Structural analysis and implicit 3D modelling of Jwaneng Mine: Insights into deformation of the Transvaal Supergroup in SE Botswana

2018 
Abstract Country rock at Jwaneng Diamond Mine provides a rare insight into the deformational history of the Transvaal Supergroup in southern Botswana. The ca. 235 Ma kimberlite diatremes intruded into late Archaean to Early Proterozoic, mixed, siliciclastic-carbonate sediments, that were subjected to at least three deformational events. The first deformational event (D 1 ), caused by NW-SE directed compression, is responsible for NE-trending, open folds (F 1 ) with associated diverging, fanning, axial planar cleavage. The second deformational event (D 2 ) is probably progressive, involving a clockwise rotation of the principal stress to NE-SW trends.

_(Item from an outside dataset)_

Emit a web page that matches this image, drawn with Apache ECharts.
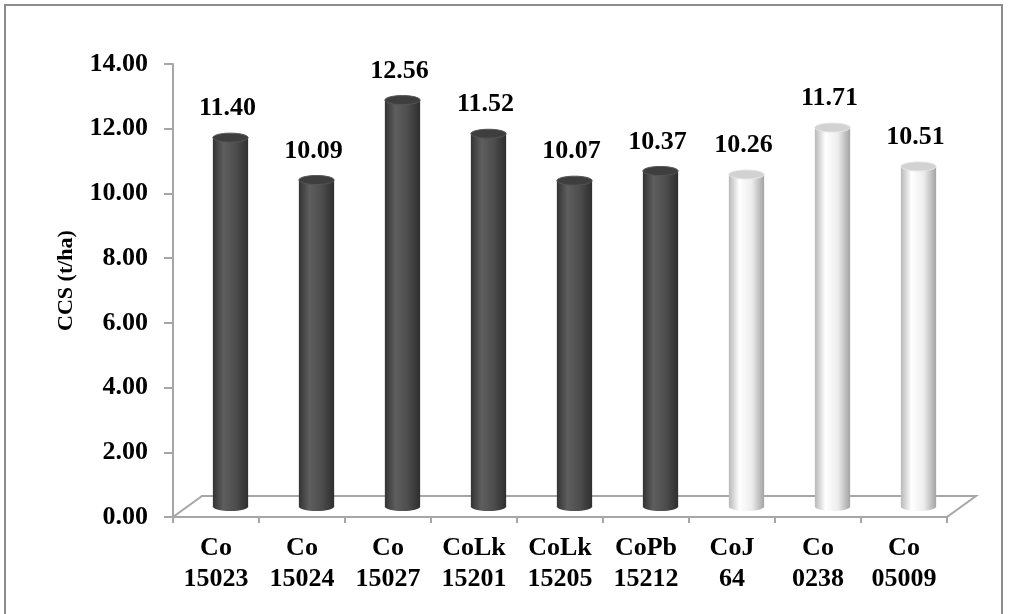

Early D 2 , which was N-S directed, involved left-lateral, oblique shearing along cleavage planes that developed around F 1 folds, along with the development of antithetic structures. Progressive clockwise rotation of far-field forces saw the development of NW-trending folds (F 2 ) and its associated, weak, axial planar cleavage. D 3 is an extensional event in which normal faulting, along pre-existing cleavage planes, created a series of rhomboid-shaped, fault-bounded blocks. Normal faults, which bound these blocks, are the dominant structures at Jwaneng Mine. Combined with block rotation and NW-dipping bedding, a horst-like structure on the northwestern limb of a broad, gentle, NE-trending anticline is indicated. The early compressional and subsequent extensional events are consistent throughout the Jwaneng-Ramotswa-Lobatse-Thabazimbi area, suggesting that a large area records the same fault geometry and, consequently, deformational history. It is proposed that Jwaneng Mine is at or near the northernmost limit of the initial, northwards-directed compressional event.